Rambling aside, I see three ways of handling this:
I don’t like #1 very much because then you don’t have a great way of indicating spam, hateful posts, unhelpful comments, etc. outside of reports that only moderators can see. #2 seems really nice, though both it and #1 come with the downside of filtering out negative feedback from instances with downvotes. #3 is also good, though it comes with the problems of downvote misuse.
Might be interesting to have per-instance weighted voting. So local votes would count as 1x, votes from other instances could count as 0.5x, and votes from that one instance that has a lot of vote brigading would count as 0x. Would be useful for smaller, specialized instances that tend to get harassed by outsiders.
Like you mentioned, that could be interesting for specialized instances used by a small group of people, but that wouldn’t work for any general instance due to the vote counters being really unintuitive. If an instance were to do that, I imagine they’d also want to have something you can click that shows how many votes were local, how many were from other instances, how many were blocked, etc.
Actually, that would be really cool and worth doing regardless. Have a voting statistics view for each post where upvotes and downvotes are broken down per instance, and maybe by other criteria too. @ernest
Come to think of it, I think downvotes should become a message to the mod - either delete this unacceptable content, or remove the downvote. I’m not sure what the logistics of that are though - I’d be shocked if there are not serious unintended consequences of that.
If you want to get the mods to take something down, that’s what the report button is for. Downvotes shouldn’t also play that role, especially if they stay as downvotes. That down arrow is inevitably going to be used by a lot of people to express mere disagreement.
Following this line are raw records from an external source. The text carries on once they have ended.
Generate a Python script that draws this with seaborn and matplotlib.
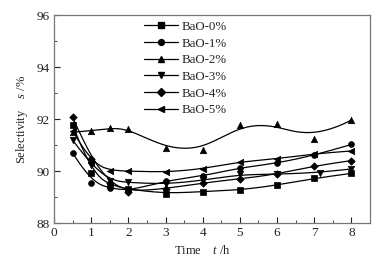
import numpy as np
import pandas as pd
import seaborn as sns
import matplotlib
matplotlib.use("Agg")
import matplotlib.pyplot as plt
from matplotlib.lines import Line2D
from matplotlib.ticker import MultipleLocator

sns.set_theme(style="white")
plt.rcParams['font.family'] = ['Liberation Serif', 'DejaVu Serif']
plt.rcParams['mathtext.fontset'] = 'custom'
plt.rcParams['mathtext.rm'] = 'Liberation Serif'
plt.rcParams['mathtext.it'] = 'Liberation Serif:italic'

series_names = ["BaO-0%", "BaO-1%", "BaO-2%", "BaO-3%", "BaO-4%", "BaO-5%"]
x_common = [0.5, 1, 1.5, 2, 3, 4, 5, 6, 7, 8]
x_bao3 = [0.5, 1, 1.5, 2, 3, 4, 5, 6, 7.15, 8]
bao0 = [91.77, 89.93, 89.45, 89.30, 89.13, 89.21, 89.27, 89.45, 89.72, 89.91]
bao1 = [90.70, 89.55, 89.35, 89.22, 89.63, 89.80, 90.13, 90.29, 90.60, 91.02]
bao2 = [91.49, 91.55, 91.65, 91.63, 90.87, 90.81, 91.76, 91.81, 91.22, 91.96]
bao3 = [91.19, 90.23, 89.62, 89.56, 89.49, 89.64, 89.87, 89.87, 89.94, 90.08]
bao4 = [92.07, 90.46, 89.55, 89.20, 89.32, 89.54, 89.70, 89.87, 90.20, 90.40]
bao5 = [91.55, 90.30, 90.01, 90.00, 89.95, 90.08, 90.36, 90.46, 90.67, 90.77]
x_ticks = [0, 1, 2, 3, 4, 5, 6, 7, 8]
y_ticks = [88, 90, 92, 94, 96]

xs_all = [x_common, x_common, x_common, x_bao3, x_common, x_common]
ys_all = [bao0, bao1, bao2, bao3, bao4, bao5]
markers = ['s', 'o', '^', 'v', 'D', '<']
msizes = [4.2, 4.2, 4.6, 4.6, 3.8, 4.6]


def bspline_curve(px, py, npts=400, k=3):
    """Clamped uniform B-spline using the data points as control points."""
    P = np.column_stack([px, py]).astype(float)
    n = len(P)
    inner = np.arange(1, n - k)
    knots = np.concatenate([np.zeros(k + 1), inner, np.full(k + 1, n - k)]).astype(float)
    t = np.linspace(0, n - k, npts)
    t[-1] -= 1e-9
    N = np.zeros((npts, len(knots) - 1))
    for i in range(len(knots) - 1):
        N[:, i] = ((t >= knots[i]) & (t < knots[i + 1])).astype(float)
    for d in range(1, k + 1):
        Nn = np.zeros((npts, len(knots) - 1 - d))
        for i in range(len(knots) - 1 - d):
            a = knots[i + d] - knots[i]
            b = knots[i + d + 1] - knots[i + 1]
            term = np.zeros(npts)
            if a > 0:
                term += (t - knots[i]) / a * N[:, i]
            if b > 0:
                term += (knots[i + d + 1] - t) / b * N[:, i + 1]
            Nn[:, i] = term
        N = Nn
    C = N @ P
    return C[:, 0], C[:, 1]


fig = plt.figure(figsize=(3.9, 2.65), dpi=100)
ax = fig.add_axes([54 / 390, 42 / 265, 316 / 390, 208 / 265])

handles = []
for name, xv, yv, m, ms in zip(series_names, xs_all, ys_all, markers, msizes):
    xn, yn = bspline_curve(xv, yv)
    sns.lineplot(x=xn, y=yn, color='black', lw=0.9, ax=ax, legend=False, sort=False)
    sns.scatterplot(x=xv, y=yv, marker=m, s=ms ** 2, color='black', edgecolor='black',
                    linewidth=0.5, ax=ax, legend=False, zorder=3)
    handles.append(Line2D([], [], color='black', lw=0.9, marker=m, markersize=ms))

ax.set_xlim(0, 8.5)
ax.set_ylim(88, 96)
ax.set_xticks(x_ticks)
ax.set_yticks(y_ticks)
ax.xaxis.set_minor_locator(MultipleLocator(0.5))
ax.yaxis.set_minor_locator(MultipleLocator(1))
ax.tick_params(which='major', direction='in', length=4, width=0.8, labelsize=9.5,
               colors='#222222', pad=3, bottom=True, left=True)
ax.tick_params(which='minor', direction='in', length=2, width=0.6, bottom=True, left=True)
for sp in ax.spines.values():
    sp.set_color('#777777')
    sp.set_linewidth(0.9)

ax.set_xlabel(r"Time    $t$ /h", fontsize=9, labelpad=1, color='#222222')
ax.set_ylabel(r"Selectivity    $s$ /%", fontsize=9, labelpad=5, color='#222222')
ax.xaxis.set_label_coords(0.47, -0.1)

leg = ax.legend(handles, series_names, loc='upper left', bbox_to_anchor=(0.25, 1.025),
                frameon=False, fontsize=9.3, handlelength=2.6, handletextpad=0.3,
                labelspacing=0.36, borderpad=0.35)

fig.savefig("out.png", dpi=100)
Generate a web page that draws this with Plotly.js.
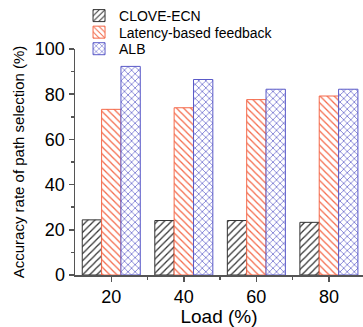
<!DOCTYPE html>
<html>
<head>
<meta charset="utf-8">
<script src="https://cdn.plot.ly/plotly-3.0.1.min.js"></script>
<style>html,body{margin:0;padding:0;background:#fff;}#chart{width:363px;height:327px;}</style>
</head>
<body>
<div id="chart"></div>
<script>
var loads = [20, 40, 60, 80];
var seriesNames = ["CLOVE-ECN", "Latency-based feedback", "ALB"];
var cloveEcn = [24.4, 24.1, 24.1, 23.3];
var latencyFeedback = [73.3, 74.0, 77.6, 79.2];
var alb = [92.3, 86.5, 82.2, 82.2];
var yTicks = [0, 20, 40, 60, 80, 100];
var xTicks = [20, 40, 60, 80];

var colors = ["#333333", "#f4694a", "#5a5ac8"];
var shapes = ["/", "\\", "x"];
var values = [cloveEcn, latencyFeedback, alb];
var legendIds = ["legend", "legend2", "legend3"];
var legendY = [1.146, 1.0728, 0.9995];

var traces = values.map(function (v, i) {
  return {
    type: "bar",
    name: seriesNames[i],
    x: loads,
    y: v,
    legend: legendIds[i],
    marker: {
      color: "#ffffff",
      line: {color: colors[i], width: 1},
      pattern: {shape: shapes[i], fgcolor: colors[i], bgcolor: "#ffffff", size: 5, solidity: 0.25}
    }
  };
});

var font = {family: "Liberation Sans, Arial, sans-serif", color: "#000"};

var layout = {
  width: 363, height: 327,
  margin: {l: 75, r: 0, t: 43, b: 52},
  paper_bgcolor: "#fff", plot_bgcolor: "#fff",
  barmode: "group", bargap: 0.2, bargroupgap: 0,
  font: font,
  showlegend: true,
  xaxis: {
    range: [10, 89.4], tickvals: xTicks, ticktext: xTicks.map(String),
    showgrid: false, zeroline: false, showline: true, linecolor: "#555", linewidth: 1.5,
    ticks: "outside", ticklen: 5, tickcolor: "#555", tickwidth: 1.5,
    minor: {tickvals: [30, 50, 70], ticks: "outside", ticklen: 3, tickcolor: "#555", tickwidth: 1.5},
    tickfont: {family: font.family, size: 18, color: "#000"},
    title: {text: "Load (%)", font: {family: font.family, size: 19, color: "#000"}, standoff: 4}
  },
  yaxis: {
    range: [0, 100], tickvals: yTicks, ticktext: yTicks.map(String),
    showgrid: false, zeroline: false, showline: true, linecolor: "#555", linewidth: 1.5,
    ticks: "outside", ticklen: 5, tickcolor: "#555", tickwidth: 1.5,
    minor: {dtick: 10, ticks: "outside", ticklen: 3, tickcolor: "#555", tickwidth: 1.5},
    tickfont: {family: font.family, size: 18, color: "#000"},
    title: {text: "Accuracy rate of path selection (%)", font: {family: font.family, size: 15, color: "#000"}, standoff: 6}
  }
};

legendIds.forEach(function (id, i) {
  layout[id] = {
    x: 0.014, y: legendY[i], xanchor: "left", yanchor: "middle",
    font: {family: font.family, size: 14, color: "#000"},
    itemwidth: 30, bgcolor: "rgba(0,0,0,0)"
  };
});

Plotly.newPlot("chart", traces, layout, {displayModeBar: false, staticPlot: true});
</script>
</body>
</html>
I don’t want downvote for disagreement. Learn to debate a point and then leave it. Downvote for disagreement just discourages people from holding forth on complex unpopular positions ,even if they are correct. Of course it is most abused in politics where we can’t objectively give a correct answer, but elsewhere i’ve seen real experts downvoted when they point out the popular narrative doesn’t fit the facts.
I completely agree with you, but as long as there’s have a down arrow button, there are going to be a lot of people who use it for disagreement — especially when the up arrow button is used for agreement. To my knowledge, it’s not as much of a thing among kbin.social users (likely since votes are public), but it’s definitely there, and I imagine poor downvote use will only become more prominent as the instance grows. Thus, it’d be really bad for some people to use and interpret downvotes as a pseudo-report button, as not everyone will use it that way.
EDIT: Typo fix.
But we’re cooler than anyone else. :P
It’s much more important to me to know what kbin thinks about my comment, than it is to know what the aggregate of kbin+hexbear or kbin+lemmy.world thinks.
And if you do want to know you just hit view on original instance and see all the votes.
That’s not really a culture I want to be fostered here on kbin.social. Kbin instances are part of the wider fediverse, and there’s nothing about someone on kbin.social that makes their vote more important than someone else’s vote. If Kbin had a reaction system (like I mentioned in another comment) instead of downvotes, then not federating downvotes would make more sense, as specific “this is spam” or “this doesn’t contribute to the discussion” reactions are more useful than just a down arrow. But the system we have right now is extremely unintuitive to new users and promotes a culture of “Eh, downvotes from people on other instances don’t really matter. What’s important is what people who are arbitrarily on my instance think.”
If you really want to know which votes are local and which ones aren’t, it’d be much better to either
I don’t think instance membership is all that arbitrary. I’m on kbin.social not hexbear or beehaw or lemmy.world for good reason, and it’s not only because kbin is technically better.
It definitely is to some extent, and voting culture isn’t a huge part of why people go to kbin.social. Kbin.social is the main Kbin instance. If someone prefers the Kbin’s UI to Lemmy’s or wants to have microblog support, many will just default to kbin.social. I came here because I thought Lemmy looked ugly and Kbin looked really nice.
When you’re introducing the fediverse to people, a lot of people are just going to go to the default instance, and it’s honestly good advice to tell people to just do that to start out (lest they turn away from the fediverse entirely due to not being able to make a choice). Voting culture has nothing to do with that. Just because someone’s on lemmy.world doesn’t mean their downvotes are worth less than ours, and just because someone’s on kbin.social doesn’t mean they don’t just hand out downvotes in order to disagree.